Даже неудобно об этом говорить, но на концерте «Аукцыона» почти не было старых песен. Всякая группа, презентующая новый альбом, играет несколько номеров с него, а потом все равно выдает супербоевики, имеющиеся в загашнике. «Аукцыон» выдал из золотого репертуара одни «Осколки». Их все, конечно, встретили визгом и хором, но неужели этого достаточно? В роли старых песен были композиции, написанные уже в нулевые, вроде «Сине-зеленой» с альбома «Девушки поют».
Что поделаешь, все равно будем подпевать, куда ж мы денемся: «Солнечная моя, раненая её».
Новые песни мы, впрочем, тоже знали. Вторым номером спели «Хомбу» — новый хит, сочиненный Федоровым и клавишником и поэтом Озерским. «Хомба» выложена интернете, на «Хомбу» снят клип — судя по всему, одним дублем на репетиционной базе. В клипе Федоров жалуется, что перепутал все слова, что немудрено. «Катакомба, топинамба, тататахомба, я вижу колья, я слышу крылья», — непонятное заклинание, которое для каждого значит что-то свое, поклонники группы послушали уже раз эдак двести.
Ближе к концу Гаркуша выдал «Карандаши и палочки» — второй мегахит с нового альбома, веселый и грязный, как все песни Гаркуши. «Скоро будет пусто!» — кричал горбатый пожилой шут, которому уже полагается задумываться о смерти время от времени.
Публика «Аукцыона» становится старше с каждым годом.
Новые фанаты появляются — и подростки, и двадцатилетние девочки, но в среднем люди на концертах становятся спокойнее, старше, трезвее. Слэма нет. Пьяных драк нет. Визитов веселых гопников прямо в танцующий партер тоже не происходит.
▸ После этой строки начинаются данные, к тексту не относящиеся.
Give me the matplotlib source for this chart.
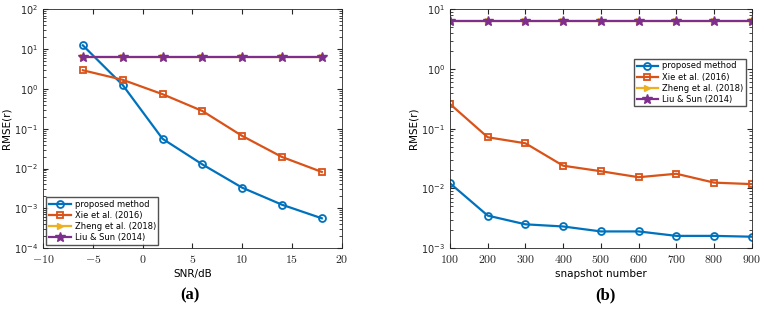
import numpy as np
import matplotlib.pyplot as plt
from matplotlib.ticker import LogLocator, NullFormatter

# panel (a): RMSE vs SNR
snr = [-6, -2, 2, 6, 10, 14, 18]
prop_snr = [12.5, 1.26, 0.056, 0.0127, 0.0033, 0.00123, 0.00056]
xie_snr = [2.95, 1.7, 0.74, 0.28, 0.066, 0.0195, 0.0082]
zheng_snr = [6.4, 6.4, 6.4, 6.4, 6.4, 6.4, 6.4]
liu_snr = [6.4, 6.4, 6.4, 6.4, 6.4, 6.4, 6.4]

# panel (b): RMSE vs snapshot number
snap = [100, 200, 300, 400, 500, 600, 700, 800, 900]
prop_snap = [0.0122, 0.0035, 0.0025, 0.0023, 0.0019, 0.0019, 0.0016, 0.0016, 0.00155]
xie_snap = [0.26, 0.072, 0.057, 0.024, 0.0194, 0.0154, 0.0176, 0.0125, 0.0118]
zheng_snap = [6.3] * 9
liu_snap = [6.3] * 9

labels = ['proposed method', 'Xie et al. (2016)', 'Zheng et al. (2018)', 'Liu & Sun (2014)']
colors = ['#0072BD', '#D95319', '#EDB120', '#7E2F8E']

plt.rcParams['mathtext.fontset'] = 'cm'
plt.rcParams['font.family'] = 'DejaVu Sans'

fig = plt.figure(figsize=(7.64, 3.14), dpi=100)
ax1 = fig.add_axes([0.0563, 0.210, 0.391, 0.760])
ax2 = fig.add_axes([0.589, 0.210, 0.395, 0.760])


def draw(ax, x, series):
    styles = [dict(marker='o', mfc='none', ms=5, mew=1.3),
              dict(marker='s', mfc='none', ms=4.5, mew=1.3),
              dict(marker='>', ms=5),
              dict(marker='*', ms=7)]
    for y, c, lab, st in zip(series, colors, labels, styles):
        ax.plot(x, y, color=c, lw=1.6, label=lab, **st)
    ax.set_yscale('log')
    ax.yaxis.set_minor_locator(LogLocator(base=10, subs=np.arange(2, 10), numticks=20))
    ax.yaxis.set_minor_formatter(NullFormatter())
    ax.tick_params(which='both', direction='in', top=True, right=True, colors='#262626',
                   labelcolor='#262626', labelsize=7)
    ax.tick_params(which='major', length=3.5)
    ax.tick_params(which='minor', length=2)
    for sp in ax.spines.values():
        sp.set_color('#262626')
        sp.set_linewidth(0.6)
    ax.set_ylabel('RMSE(r)', fontsize=7.5, labelpad=2)


draw(ax1, snr, [prop_snr, xie_snr, zheng_snr, liu_snr])
ax1.set_xlim(-10, 20)
ax1.set_ylim(1e-4, 1e2)
ax1.set_xticks([-10, -5, 0, 5, 10, 15, 20])
ax1.set_xticklabels([r'$-10$', r'$-5$', r'$0$', r'$5$', r'$10$', r'$15$', r'$20$'], fontsize=8.5)
ax1.set_xlabel('SNR/dB', fontsize=7.5, labelpad=2)
ax1.legend(loc='lower left', fontsize=6, frameon=True, fancybox=False, edgecolor='#262626',
           handlelength=2.6, borderaxespad=0.4, labelspacing=0.25, borderpad=0.3,
           handletextpad=0.5)

draw(ax2, snap, [prop_snap, xie_snap, zheng_snap, liu_snap])
ax2.set_xlim(100, 900)
ax2.set_ylim(1e-3, 1e1)
ax2.set_xticks(snap)
ax2.set_xticklabels([r'$%d$' % v for v in snap], fontsize=8.5)
ax2.set_xlabel('snapshot number', fontsize=7.5, labelpad=2)
ax2.legend(loc='upper right', bbox_to_anchor=(0.995, 0.81), fontsize=6, frameon=True,
           fancybox=False, edgecolor='#262626', handlelength=2.6, labelspacing=0.25,
           borderpad=0.3, handletextpad=0.5)

fig.text(0.249, 0.06, '(a)', ha='center', va='center', fontsize=12,
         family='Liberation Serif', weight='bold')
fig.text(0.793, 0.06, '(b)', ha='center', va='center', fontsize=12,
         family='Liberation Serif', weight='bold')

fig.savefig('out.png', dpi=100)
Сказывается, кроме всего прочего, порог отсечения: билет за 1200 рублей не располагает к пьяным шуткам.
Сама группа тоже изменилась необратимо.
Владимир Волков в постоянном составе «Аукцыона» означает самую жирную в русском роке басовую линию (и контрабас, и бас-гитара, и туба) — это дополнительная точка привлечения внимания (никто не умеет трясти хайром и водить жалом так харизматично, как это делает Волков) — и окончательную кашу с точки зрения концертного звука. Нет в России такого клуба, в котором громкая авангард-джазовая группа не звучала бы ужасной кашей, «Арена» тут не исключение. Бешено орудующий смычком Волков слышен лишь иногда. В какой-то момент он сел за клавиши и выдал немного игры на рояле. Внезапно выяснилось, что он прямо вот настоящий пианист, по крайней мере руки ставит красиво и лупит ими по клавиатуре бешено и вдохновенно. Результата, правда, не было слышно ни в одной точке.
Да и не надо, в сущности. Нельзя быть твердо уверенным даже в том, что «Аукцыон» сам себя слышит в мониторах на сцене. Эта музыка у этих людей в головах. Скорее всего, она там у каждого своя. Скорее всего, их вообще не интересует, какая музыка звучит в головах их публики.
Они и раньше-то к публике относились довольно прохладно, а теперь только Гаркуша говорит «спасибо!» после каждой своей песни, остальные на нас даже не смотрят.
Собственно, у такого оркестра уже и выбора нет — остается только превратиться с студийную группу. На альбоме «Юла» слышно уже все — и многоствольное пластмассовое диджериду, на котором играет иногда саксофонист Рубанов, и скрежет ногтями по деке волковского контрабаса, и клавишно-рояльная дуэль Волкова с Озерским, и сложная медная секция. Одиннадцать песен, все сплошь хиты с фигами в кармане. Зачем-то похожий на Земфиру и отчасти на «Короля и шута» рок-гимн «Метели». Песня «Кожаный» — неожиданное возвращение в самое начало девяностых, остросоциальная мелодекламация и почти панк-рок. На концерте альбом сыграли почти целиком, кстати.
Было бы немного легче, если бы из всего этого сделали бы грандиозный караоке, чем занимаются, в общем, почти все остальные группы. Какая разница, как «Аукцыон» сыграет «Дорогу», если мы ее и сами споем и спляшем. Но нет, вместо этого нам холодноватым тоном предлагают разобраться в новых диссонансах, выучить новую вербальную чепуху, сочиненную Озерским под чутким руководством Федорова или придуманную Гаркушей просто так. О'кей, мы все так и сделаем. Как будто у нас есть выбор. Все равно, если не ходить на концерт «Аукцыона» хотя бы раз в год, жизнь теряет краски.